• _Task objective_
Lines containing "matplotlib" are to be counted. Report the count alone.
-------------------------
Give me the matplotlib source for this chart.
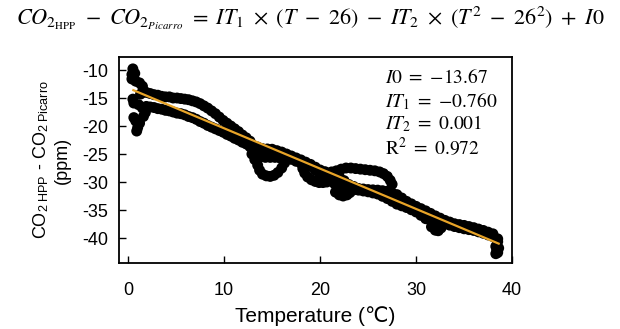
import numpy as np
import matplotlib
matplotlib.use("Agg")
import matplotlib.pyplot as plt

plt.rcParams['axes.unicode_minus'] = False
plt.rcParams['mathtext.fontset'] = 'stix'
SANS = ['Liberation Sans', 'DejaVu Sans']

# ---- data ----
start_T = [0.5, 0.7, 0.4, 0.8, 1.2, 1.5, 1.6, 1.3, 0.5, 0.6, 1.1, 1.5, 1.8, 1.6, 0.6, 0.8, 1.2, 1.0, 0.9, 0.4]
start_y = [-9.8, -10.6, -11.6, -12.0, -12.3, -12.9, -13.7, -14.3, -15.2, -15.9, -16.2, -16.8, -17.6, -18.3, -18.5, -19.1, -19.5, -20.3, -20.9, -10.8]

branch_T = [1.9, 2.3, 2.7, 3.1, 3.5, 3.9, 4.3, 4.7, 5.1, 5.5, 5.9, 6.3, 6.7, 7.1,
            7.5, 7.9, 8.3, 8.7, 9.1, 9.5, 9.9, 10.3, 10.7, 11.1, 11.5, 11.9, 12.3, 12.7]
upper_y = [-14.0, -14.2, -14.4, -14.5, -14.7, -14.8, -14.8, -15.0, -15.0, -15.1, -15.2, -15.3, -15.5, -15.7,
           -16.0, -16.4, -16.8, -17.3, -17.8, -18.4, -19.0, -19.5, -20.0, -20.5, -21.0, -21.6, -22.1, -22.7]
lower_y = [-16.5, -16.6, -16.7, -16.9, -17.0, -17.2, -17.3, -17.5, -17.7, -17.8, -18.0, -18.3, -18.5, -18.8,
           -19.2, -19.5, -19.9, -20.2, -20.5, -20.8, -21.1, -21.5, -21.8, -22.2, -22.5, -22.9, -23.2, -23.7]

main_T = [13.0, 13.5, 14.0, 14.5, 15.0, 15.5, 16.0, 16.5, 17.0, 17.5, 18.0, 18.5, 19.0, 19.5, 20.0, 20.5,
          21.0, 21.5, 22.0, 22.5, 23.0, 23.5, 24.0, 24.5, 25.0, 25.5, 26.0, 26.5, 27.0, 27.5, 28.0, 28.5,
          29.0, 29.5, 30.0, 30.5, 31.0, 31.5, 32.0, 32.5, 33.0, 33.5, 34.0, 34.5, 35.0, 35.5, 36.0, 36.5,
          37.0, 37.5, 38.0, 38.5]
main_top_y = [-23.45, -23.75, -24.05, -24.1, -24.15, -24.4, -24.65, -25.0, -25.35, -25.7, -26.05, -26.45,
              -26.85, -27.35, -27.85, -28.15, -28.45, -28.75, -29.05, -29.75, -30.45, -30.8, -31.15, -31.25,
              -31.35, -31.4, -31.45, -31.55, -31.65, -31.95, -32.25, -32.85, -33.45, -33.9, -34.35, -34.75,
              -35.15, -35.6, -36.05, -36.45, -36.85, -37.15, -37.45, -37.6, -37.75, -37.95, -38.15, -38.4,
              -38.65, -38.95, -39.25, -40.15]
main_bot_y = [-23.75, -23.95, -24.15, -24.25, -24.35, -24.65, -24.95, -25.45, -25.95, -26.3, -26.65, -26.9,
              -27.15, -27.9, -28.65, -29.15, -29.65, -30.3, -30.95, -31.15, -31.35, -31.4, -31.45, -31.6,
              -31.75, -31.95, -32.15, -32.55, -32.95, -33.45, -33.95, -34.25, -34.55, -34.95, -35.35, -35.95,
              -36.55, -36.85, -37.15, -37.3, -37.45, -37.7, -37.95, -38.15, -38.35, -38.5, -38.65, -38.9,
              -39.15, -39.45, -39.75, -40.65]

extra_T = [12.9, 13.2, 13.5, 13.7, 14.0, 14.4, 14.8, 15.2, 15.6, 16.0, 16.3, 15.9, 13.8, 14.3, 14.8, 15.3,
           18.2, 18.4, 18.7, 19.1, 19.5, 19.9, 20.3, 20.7,
           21.6, 22.0, 22.4, 22.8, 23.1,
           21.2, 21.7, 22.2, 22.7, 23.2, 23.7, 24.2, 24.7, 25.2, 25.7, 26.2, 26.6, 27.0, 27.3, 27.5,
           31.6, 32.0, 32.3, 32.6,
           38.3, 38.4, 38.3, 38.5, 38.6]
extra_y = [-25.0, -26.0, -27.0, -27.9, -28.6, -28.9, -29.0, -28.8, -28.3, -27.5, -26.6, -25.8, -25.5, -25.6, -25.6, -25.6,
           -27.6, -28.4, -29.1, -29.6, -29.9, -30.1, -30.1, -30.0,
           -31.8, -32.3, -32.5, -32.3, -31.9,
           -28.2, -28.0, -27.7, -27.5, -27.5, -27.6, -27.7, -27.8, -27.9, -28.0, -28.2, -28.5, -29.0, -29.7, -30.4,
           -38.0, -38.6, -38.7, -38.2,
           -41.5, -42.2, -42.8, -42.6, -41.8]

fit_T = [0.55, 38.6]
fit_y = [-13.6, -41.0]

x_ticks = [0, 10, 20, 30, 40]
y_ticks = [-10, -15, -20, -25, -30, -35, -40]

# ---- figure ----
fig = plt.figure(figsize=(6.2, 3.29), dpi=100)
ax = fig.add_axes([0.192, 0.2006, 0.634, 0.6261])

T_all = np.concatenate([start_T, branch_T, branch_T, main_T, main_T, extra_T])
y_all = np.concatenate([start_y, upper_y, lower_y, main_top_y, main_bot_y, extra_y])
ax.scatter(T_all, y_all, s=62, c='black', edgecolors='none', zorder=2)
ax.plot(fit_T, fit_y, color='#E8A428', lw=1.6, zorder=3)

ax.set_xlim(-0.94, 40)
ax.set_ylim(-44.46, -7.68)
ax.set_xticks(x_ticks)
ax.set_yticks(y_ticks)
ax.tick_params(direction='in', length=5, width=1, labelsize=13)
ax.tick_params(axis='x', pad=14)
ax.tick_params(axis='y', pad=8)
for lab in ax.get_xticklabels() + ax.get_yticklabels():
    lab.set_family(SANS)
for s in ax.spines.values():
    s.set_linewidth(1.3)

ax.set_xlabel('Temperature (℃)', fontsize=15, family=SANS, labelpad=5)
ax.set_ylabel(r'CO$_{\mathregular{2\ HPP}}$ - CO$_{\mathregular{2\ Picarro}}$' + '\n(ppm)',
              fontsize=13, family=SANS, labelpad=8, linespacing=1.25)

ann = [r'$I0\ =\ {-13.67}$', r'$IT_1\ =\ {-0.760}$', r'$IT_2\ =\ 0.001$', r'$\mathrm{R}^2\ =\ 0.972$']
ann_y = [0.900, 0.788, 0.676, 0.562]
for t, yy in zip(ann, ann_y):
    ax.text(0.677, yy, t, transform=ax.transAxes, fontsize=14, va='center', ha='left')

fig.text(0.5, 0.945,
         r'$CO_{2_{\mathrm{HPP}}}\ -\ CO_{2_{Picarro}}\ =\ IT_1\ \times\ (T\ -\ 26)\ -\ IT_2\ \times\ \left(T^2\ -\ 26^2\right)\ +\ I0$',
         fontsize=16, ha='center', va='center')

fig.savefig('out.png', dpi=100)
-------------------------
• _Worked answer_
4